*TASK TO CARRY OUT*. Reproduce, exactly and in full, only the lines below from the one containing "Reproduce this chart" through the one containing "Chart.register(...registerables);".

[start]

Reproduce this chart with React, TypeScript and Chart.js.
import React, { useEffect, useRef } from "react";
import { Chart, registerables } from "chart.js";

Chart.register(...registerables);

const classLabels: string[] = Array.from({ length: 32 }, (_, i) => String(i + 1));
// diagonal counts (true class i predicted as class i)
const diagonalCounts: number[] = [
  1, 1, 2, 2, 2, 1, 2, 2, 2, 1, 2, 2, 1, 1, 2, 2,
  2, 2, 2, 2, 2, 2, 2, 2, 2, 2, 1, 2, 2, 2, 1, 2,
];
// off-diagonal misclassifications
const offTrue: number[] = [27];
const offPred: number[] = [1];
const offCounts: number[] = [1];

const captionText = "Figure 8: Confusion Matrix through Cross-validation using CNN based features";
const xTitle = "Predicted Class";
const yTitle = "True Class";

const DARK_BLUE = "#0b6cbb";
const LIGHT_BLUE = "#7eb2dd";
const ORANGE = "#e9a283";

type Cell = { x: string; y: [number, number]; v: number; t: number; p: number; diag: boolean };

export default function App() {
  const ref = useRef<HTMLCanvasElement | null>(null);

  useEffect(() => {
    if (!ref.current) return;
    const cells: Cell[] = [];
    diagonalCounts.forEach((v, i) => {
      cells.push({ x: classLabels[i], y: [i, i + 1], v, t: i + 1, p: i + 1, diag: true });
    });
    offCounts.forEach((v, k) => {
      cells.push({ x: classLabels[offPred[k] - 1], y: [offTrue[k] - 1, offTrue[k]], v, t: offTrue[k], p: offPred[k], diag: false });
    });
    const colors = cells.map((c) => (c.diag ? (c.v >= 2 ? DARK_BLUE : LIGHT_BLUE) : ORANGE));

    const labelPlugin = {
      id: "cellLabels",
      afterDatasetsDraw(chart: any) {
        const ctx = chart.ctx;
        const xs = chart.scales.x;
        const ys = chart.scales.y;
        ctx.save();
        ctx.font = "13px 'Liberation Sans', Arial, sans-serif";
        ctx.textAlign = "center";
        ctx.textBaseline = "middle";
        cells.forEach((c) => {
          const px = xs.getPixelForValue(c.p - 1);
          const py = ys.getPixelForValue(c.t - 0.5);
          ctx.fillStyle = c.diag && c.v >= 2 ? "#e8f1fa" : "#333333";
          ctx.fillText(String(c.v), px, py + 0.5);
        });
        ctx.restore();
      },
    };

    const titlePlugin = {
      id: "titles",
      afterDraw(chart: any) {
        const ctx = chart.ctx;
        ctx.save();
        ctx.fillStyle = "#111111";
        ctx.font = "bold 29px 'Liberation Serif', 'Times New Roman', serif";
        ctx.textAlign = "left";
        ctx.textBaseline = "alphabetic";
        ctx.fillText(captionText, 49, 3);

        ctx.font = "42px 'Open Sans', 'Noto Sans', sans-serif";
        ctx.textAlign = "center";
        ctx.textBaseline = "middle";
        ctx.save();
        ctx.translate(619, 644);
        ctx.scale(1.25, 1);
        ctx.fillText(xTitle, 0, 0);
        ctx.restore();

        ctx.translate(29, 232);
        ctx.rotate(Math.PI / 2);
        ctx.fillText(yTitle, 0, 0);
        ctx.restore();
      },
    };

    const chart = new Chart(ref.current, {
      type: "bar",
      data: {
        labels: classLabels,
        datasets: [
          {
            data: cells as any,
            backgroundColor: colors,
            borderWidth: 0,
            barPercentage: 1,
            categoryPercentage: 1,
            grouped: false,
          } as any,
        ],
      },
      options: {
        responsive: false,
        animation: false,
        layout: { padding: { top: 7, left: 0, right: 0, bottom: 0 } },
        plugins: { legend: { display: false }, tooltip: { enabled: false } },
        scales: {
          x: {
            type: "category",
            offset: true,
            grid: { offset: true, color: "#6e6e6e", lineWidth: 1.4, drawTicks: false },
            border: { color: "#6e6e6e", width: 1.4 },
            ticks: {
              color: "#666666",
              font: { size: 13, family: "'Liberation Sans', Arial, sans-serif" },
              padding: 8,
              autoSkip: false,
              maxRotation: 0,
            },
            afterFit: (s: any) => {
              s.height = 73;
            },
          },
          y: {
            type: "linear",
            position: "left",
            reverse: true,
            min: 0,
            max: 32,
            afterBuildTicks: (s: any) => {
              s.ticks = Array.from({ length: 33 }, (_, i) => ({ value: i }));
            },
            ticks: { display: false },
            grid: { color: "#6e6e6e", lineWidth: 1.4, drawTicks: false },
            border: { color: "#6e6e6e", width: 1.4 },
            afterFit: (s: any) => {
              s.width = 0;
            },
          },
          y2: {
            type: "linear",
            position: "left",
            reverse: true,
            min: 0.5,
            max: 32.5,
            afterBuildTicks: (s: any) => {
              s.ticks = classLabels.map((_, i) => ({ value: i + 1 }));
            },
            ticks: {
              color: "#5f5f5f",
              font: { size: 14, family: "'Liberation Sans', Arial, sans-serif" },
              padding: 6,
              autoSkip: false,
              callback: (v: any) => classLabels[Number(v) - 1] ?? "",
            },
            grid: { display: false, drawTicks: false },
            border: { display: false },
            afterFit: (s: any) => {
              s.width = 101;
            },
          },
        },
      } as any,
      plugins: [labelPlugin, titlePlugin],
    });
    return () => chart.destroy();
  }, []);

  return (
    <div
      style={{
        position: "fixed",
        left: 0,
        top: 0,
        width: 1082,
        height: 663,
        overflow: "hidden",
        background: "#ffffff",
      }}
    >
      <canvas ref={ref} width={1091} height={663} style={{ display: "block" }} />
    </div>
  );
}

[end]
[start]

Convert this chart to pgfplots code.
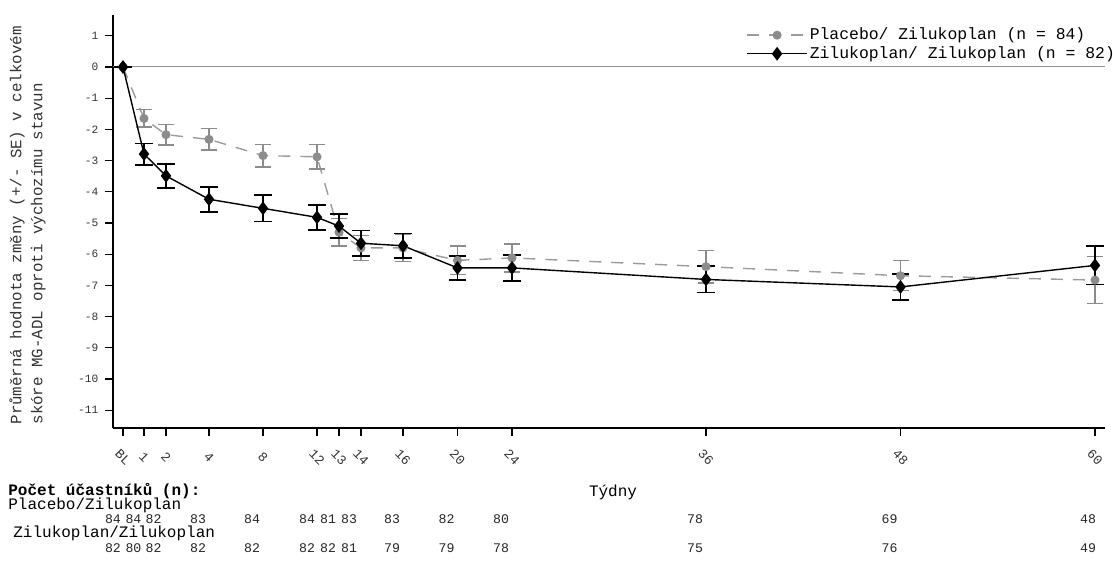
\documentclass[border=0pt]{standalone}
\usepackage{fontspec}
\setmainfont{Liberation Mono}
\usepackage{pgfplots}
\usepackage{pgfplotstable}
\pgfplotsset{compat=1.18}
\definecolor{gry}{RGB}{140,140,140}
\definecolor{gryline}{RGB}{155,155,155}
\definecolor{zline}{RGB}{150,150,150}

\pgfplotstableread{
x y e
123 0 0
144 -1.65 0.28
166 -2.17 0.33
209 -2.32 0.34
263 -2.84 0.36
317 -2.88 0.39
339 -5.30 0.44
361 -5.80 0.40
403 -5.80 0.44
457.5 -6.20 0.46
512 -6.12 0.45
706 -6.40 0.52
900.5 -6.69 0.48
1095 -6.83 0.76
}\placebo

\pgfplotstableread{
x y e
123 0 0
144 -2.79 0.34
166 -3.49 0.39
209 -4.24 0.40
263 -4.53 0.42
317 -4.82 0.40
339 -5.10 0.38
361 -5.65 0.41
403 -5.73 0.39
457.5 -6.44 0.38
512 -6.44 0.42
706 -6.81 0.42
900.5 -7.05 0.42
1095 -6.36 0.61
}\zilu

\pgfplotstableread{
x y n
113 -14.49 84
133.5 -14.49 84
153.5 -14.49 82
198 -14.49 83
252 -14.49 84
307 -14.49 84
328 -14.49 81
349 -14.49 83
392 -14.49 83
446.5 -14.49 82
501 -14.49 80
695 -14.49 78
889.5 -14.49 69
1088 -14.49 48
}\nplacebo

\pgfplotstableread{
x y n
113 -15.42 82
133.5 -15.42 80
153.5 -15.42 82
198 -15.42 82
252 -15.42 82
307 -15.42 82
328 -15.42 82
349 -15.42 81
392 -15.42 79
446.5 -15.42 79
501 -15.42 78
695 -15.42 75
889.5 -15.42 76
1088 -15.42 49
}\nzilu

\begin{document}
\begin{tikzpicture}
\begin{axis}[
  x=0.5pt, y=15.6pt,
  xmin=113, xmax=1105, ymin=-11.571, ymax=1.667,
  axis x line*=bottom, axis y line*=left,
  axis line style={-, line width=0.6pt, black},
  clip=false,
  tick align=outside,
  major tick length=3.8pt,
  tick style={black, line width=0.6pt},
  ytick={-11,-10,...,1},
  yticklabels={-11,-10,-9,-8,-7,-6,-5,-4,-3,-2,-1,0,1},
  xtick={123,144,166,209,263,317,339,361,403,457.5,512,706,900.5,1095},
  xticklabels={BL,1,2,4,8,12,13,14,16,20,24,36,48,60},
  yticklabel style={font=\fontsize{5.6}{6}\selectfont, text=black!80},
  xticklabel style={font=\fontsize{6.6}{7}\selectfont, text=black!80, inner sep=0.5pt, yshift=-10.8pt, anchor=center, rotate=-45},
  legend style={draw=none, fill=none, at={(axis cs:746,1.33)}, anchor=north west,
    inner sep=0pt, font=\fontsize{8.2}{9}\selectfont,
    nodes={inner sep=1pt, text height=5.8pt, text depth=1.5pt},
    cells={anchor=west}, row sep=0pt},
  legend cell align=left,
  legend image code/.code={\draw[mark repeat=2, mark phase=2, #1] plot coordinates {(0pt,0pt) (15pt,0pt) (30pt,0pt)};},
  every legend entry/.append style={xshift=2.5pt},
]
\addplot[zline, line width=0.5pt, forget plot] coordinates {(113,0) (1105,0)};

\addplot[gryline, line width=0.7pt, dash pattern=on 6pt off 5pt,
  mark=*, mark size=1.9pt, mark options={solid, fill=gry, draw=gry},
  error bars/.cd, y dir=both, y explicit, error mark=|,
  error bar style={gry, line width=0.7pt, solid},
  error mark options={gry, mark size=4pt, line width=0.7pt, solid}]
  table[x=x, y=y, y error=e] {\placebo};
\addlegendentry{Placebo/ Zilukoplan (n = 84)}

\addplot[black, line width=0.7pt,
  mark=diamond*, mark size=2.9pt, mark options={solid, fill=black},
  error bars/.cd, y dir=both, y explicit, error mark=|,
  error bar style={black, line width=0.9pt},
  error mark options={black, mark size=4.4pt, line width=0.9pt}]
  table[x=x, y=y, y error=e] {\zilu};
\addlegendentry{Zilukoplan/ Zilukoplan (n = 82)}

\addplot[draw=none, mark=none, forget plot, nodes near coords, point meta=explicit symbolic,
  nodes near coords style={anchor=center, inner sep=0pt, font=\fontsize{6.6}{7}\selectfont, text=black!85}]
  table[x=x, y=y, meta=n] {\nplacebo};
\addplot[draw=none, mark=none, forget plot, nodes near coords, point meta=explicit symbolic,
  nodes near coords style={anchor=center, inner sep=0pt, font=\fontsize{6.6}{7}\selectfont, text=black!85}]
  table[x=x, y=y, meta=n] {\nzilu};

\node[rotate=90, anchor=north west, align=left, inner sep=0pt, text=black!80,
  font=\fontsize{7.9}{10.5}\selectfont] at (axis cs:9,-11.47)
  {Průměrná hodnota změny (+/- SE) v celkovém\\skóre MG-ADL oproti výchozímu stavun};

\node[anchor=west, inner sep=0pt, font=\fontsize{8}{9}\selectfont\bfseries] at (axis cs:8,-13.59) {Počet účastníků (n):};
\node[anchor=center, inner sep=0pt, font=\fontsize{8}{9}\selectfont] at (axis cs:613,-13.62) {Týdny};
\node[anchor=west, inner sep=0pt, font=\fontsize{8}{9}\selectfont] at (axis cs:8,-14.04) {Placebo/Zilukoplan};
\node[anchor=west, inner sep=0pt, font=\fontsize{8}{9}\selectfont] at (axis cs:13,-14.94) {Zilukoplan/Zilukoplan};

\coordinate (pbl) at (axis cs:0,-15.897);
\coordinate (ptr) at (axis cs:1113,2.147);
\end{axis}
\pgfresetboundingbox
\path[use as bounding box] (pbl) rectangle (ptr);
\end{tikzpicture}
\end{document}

[end]

*PROBLEM SOLUTION*.
Reproduce this chart with React, TypeScript and Chart.js.
import React, { useEffect, useRef } from "react";
import { Chart, registerables } from "chart.js";

Chart.register(...registerables);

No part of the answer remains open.